A pesquisa de Thanavala expôs ratos à fumaça do tabaco em vez de sangue humano. Esses ratos eliminaram uma infecção bacteriana de forma menos eficiente e com uma resposta imunológica menos robusta do que os ratos que não foram expostos. As alterações nos pulmões diminuem, disse ela, mas “nunca desaparecem”.
Yasmin aponta uma limitação do novo estudo que espera que os pesquisadores resolvam no futuro: a homogeneidade dos participantes, que eram todos franceses e não tinham peso corporal elevado.

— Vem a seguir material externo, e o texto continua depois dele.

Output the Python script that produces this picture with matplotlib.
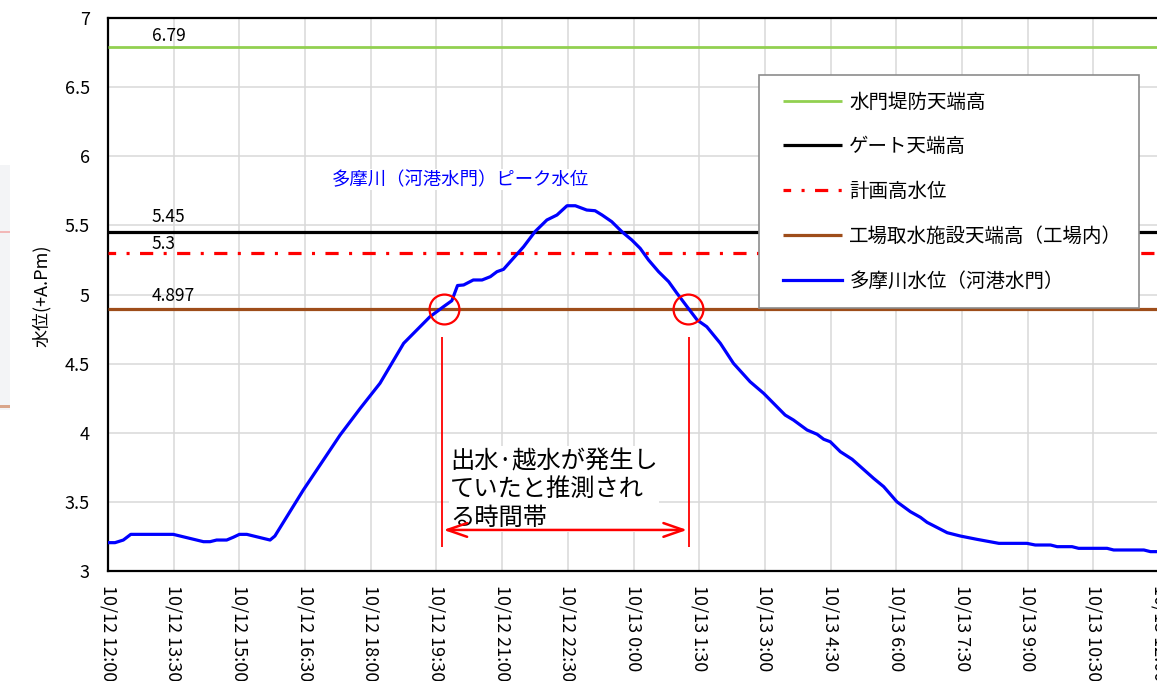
import matplotlib
matplotlib.use("Agg")
import matplotlib.pyplot as plt
from matplotlib.patches import Rectangle
from matplotlib.legend_handler import HandlerLine2D

plt.rcParams['font.family'] = ['Noto Sans CJK JP', 'DejaVu Sans']
plt.rcParams['lines.scale_dashes'] = False

# hours after 10/12 12:00 and water level of 多摩川 (河港水門)
hours = [0.00, 0.16, 0.35, 0.52, 1.49, 2.18, 2.33, 2.48, 2.71, 2.86, 3.00, 3.17,
         3.70, 3.81, 4.46, 5.07, 5.30, 5.76, 6.21, 6.75, 7.05, 7.35, 7.66, 7.85,
         7.98, 8.12, 8.34, 8.54, 8.73, 8.88, 9.03, 9.22, 9.49, 9.75, 10.02, 10.25,
         10.48, 10.67, 10.93, 11.12, 11.28, 11.50, 11.73, 11.96, 12.15, 12.34, 12.57,
         12.80, 12.99, 13.22, 13.45, 13.67, 13.98, 14.28, 14.66, 14.97, 15.46, 15.65,
         15.96, 16.19, 16.34, 16.49, 16.72, 16.99, 17.48, 17.71, 18.01, 18.32, 18.55,
         18.70, 19.16, 19.46, 19.84, 20.34, 20.98, 21.17, 21.52, 21.67, 22.01, 22.16,
         22.81, 22.96, 23.65, 23.80, 24.00]
level = [3.205, 3.205, 3.224, 3.265, 3.265, 3.212, 3.212, 3.224, 3.224, 3.244, 3.265, 3.265,
         3.224, 3.253, 3.586, 3.875, 3.984, 4.177, 4.358, 4.647, 4.743, 4.839, 4.912, 4.955,
         5.065, 5.069, 5.105, 5.105, 5.129, 5.165, 5.182, 5.250, 5.346, 5.455, 5.539, 5.575,
         5.642, 5.642, 5.611, 5.606, 5.575, 5.527, 5.455, 5.394, 5.334, 5.250, 5.165,
         5.093, 5.009, 4.912, 4.816, 4.767, 4.647, 4.502, 4.369, 4.285, 4.128, 4.092,
         4.020, 3.989, 3.953, 3.935, 3.863, 3.808, 3.670, 3.610, 3.501, 3.429, 3.388,
         3.352, 3.277, 3.253, 3.229, 3.200, 3.200, 3.188, 3.188, 3.176, 3.176, 3.164,
         3.164, 3.152, 3.152, 3.140, 3.140]

ref_names = ['水門堤防天端高', 'ゲート天端高', '計画高水位', '工場取水施設天端高（工場内）']
ref_levels = [6.79, 5.45, 5.3, 4.897]
ref_texts = ['6.79', '5.45', '5.3', '4.897']
river_name = '多摩川水位（河港水門）'

tick_labels = ['10/12 12:00', '10/12 13:30', '10/12 15:00', '10/12 16:30', '10/12 18:00',
               '10/12 19:30', '10/12 21:00', '10/12 22:30', '10/13 0:00', '10/13 1:30',
               '10/13 3:00', '10/13 4:30', '10/13 6:00', '10/13 7:30', '10/13 9:00',
               '10/13 10:30', '10/13 12:00']

# crossing times with 4.897 (start / end of overflow period)
cross_hours = [7.68, 13.24]

fig = plt.figure(figsize=(11.57, 6.81), dpi=100)

# faint remains of a neighbouring picture at the left edge
fig.patches.append(Rectangle((0, 1 - 410/681), 10/1157, 245/681, transform=fig.transFigure,
                             facecolor='#F3F4F6', edgecolor='none'))
fig.patches.append(Rectangle((0, 1 - 233/681), 10/1157, 2/681, transform=fig.transFigure,
                             facecolor='#F2B8B8', edgecolor='none'))
fig.patches.append(Rectangle((0, 1 - 408/681), 10/1157, 3/681, transform=fig.transFigure,
                             facecolor='#D9A58A', edgecolor='none'))

xmax = 24.5
ax = fig.add_axes([108/1157, 110/681, xmax*43.8/1157, 553/681])

ref_styles = [dict(color='#92D050', lw=2.0, ls='-'),
              dict(color='black', lw=2.3, ls='-'),
              dict(color='red', lw=2.3, ls=(4, (9.5, 7.5, 2.2, 7.5))),
              dict(color='#9E4D1A', lw=2.3, ls='-')]
for name, lev, st in zip(ref_names, ref_levels, ref_styles):
    ax.axhline(lev, label=name, solid_capstyle='butt', dash_capstyle='butt', zorder=3, **st)

ax.plot(hours, level, color='#0000FF', lw=2.3, label=river_name, zorder=4)

# value labels on the reference lines
offsets = [0.08, 0.11, 0.065, 0.09]
for lev, txt, off in zip(ref_levels, ref_texts, offsets):
    ax.text(1.0, lev + off, txt, fontsize=12.5, va='center', ha='left', zorder=5)

# circles at the crossings
ax.plot(cross_hours, [ref_levels[3]] * 2, 'o', ms=21.5, mfc='none', mec='red', mew=1.6, zorder=6)

# period marker
ax.vlines([cross_hours[0] - 0.05, cross_hours[1] + 0.03], 3.17, 4.69, color='red', lw=1.3, zorder=6)
ax.annotate('', xy=(cross_hours[0] - 0.02, 3.297), xytext=(cross_hours[1] - 0.02, 3.297),
            arrowprops=dict(arrowstyle='<->,head_length=0.95,head_width=0.33', color='red',
                            lw=1.8, mutation_scale=15, shrinkA=0, shrinkB=0), zorder=6)
ax.text(7.81, 3.89, '出水·越水が発生し\nていたと推測され\nる時間帯', fontsize=17.5, va='top', ha='left',
        linespacing=1.12, zorder=5,
        bbox=dict(facecolor='white', edgecolor='none', pad=1))

ax.text(5.11, 5.83, '多摩川（河港水門）ピーク水位', fontsize=13.2, color='#0000FF', va='center',
        ha='left', zorder=5, bbox=dict(facecolor='white', edgecolor='none', pad=1))

ax.set_xlim(0, xmax)
ax.set_ylim(3, 7)
ax.set_xticks([i * 1.5 for i in range(len(tick_labels))])
ax.set_xticklabels(tick_labels, rotation=-90, fontsize=13)
ax.set_yticks([3, 3.5, 4, 4.5, 5, 5.5, 6, 6.5, 7])
ax.set_yticklabels(['3', '3.5', '4', '4.5', '5', '5.5', '6', '6.5', '7'], fontsize=13)
ax.tick_params(axis='y', length=0, pad=13)
ax.tick_params(axis='x', length=0, pad=10)
ax.grid(True, color='#D9D9D9', lw=1.1, zorder=0)
ax.set_axisbelow(True)
for sp in ax.spines.values():
    sp.set_color('black')
    sp.set_linewidth(1.6)

ax.set_ylabel('水位(+A.Pm)', fontsize=13)
ax.yaxis.set_label_coords(42/1157, 1 - 296/681, transform=fig.transFigure)
ax.yaxis.label.set_va('center')

leg = ax.legend(loc='upper left', bbox_to_anchor=(759/1157, 1 - 75/681),
                bbox_transform=fig.transFigure, borderaxespad=0, fontsize=14,
                frameon=True, fancybox=False, framealpha=1, edgecolor='#8C8C8C',
                handlelength=3.4, handletextpad=0.4, labelspacing=1.22,
                borderpad=0.85, handler_map={plt.Line2D: HandlerLine2D(xpad=0.4)})
leg.get_frame().set_linewidth(1.2)
leg.set_zorder(10)

fig.savefig('out.png', dpi=100)
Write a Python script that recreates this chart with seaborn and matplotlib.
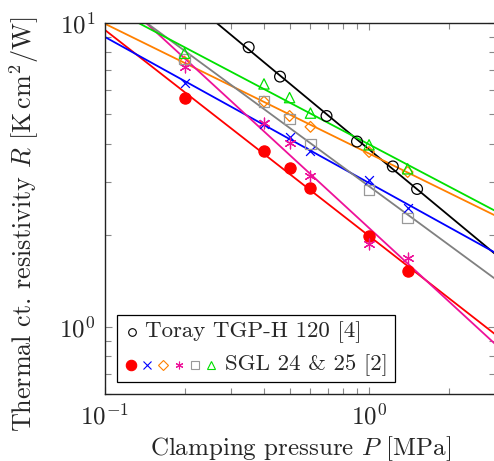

“Sabemos que muitas coisas, além do fumo, afetam a nossa resposta imunológica. Nossa base genética afeta nossa resposta imunológica. Há também evidências crescentes de que o nosso peso corporal, a obesidade, afeta a resposta imunológica”, disse Thanavala.
Albert Rizzo, diretor médico da Associação Médica Americana, disse que os médicos sabem há muito tempo que fumar causa inflamação nos pulmões, mas isso não explica todos os problemas do Sistema Imunológico.
Também parece explicar por que mesmo os fumantes que pararam de fumar podem desenvolver doenças como às pulmonares obstrutivas crônicas ou DPOC.
“Este estudo é útil porque nos diz o que sempre pensamos, mas agora começa a explicar o porquê”, disse Rizzo, que não esteve envolvido na pesquisa.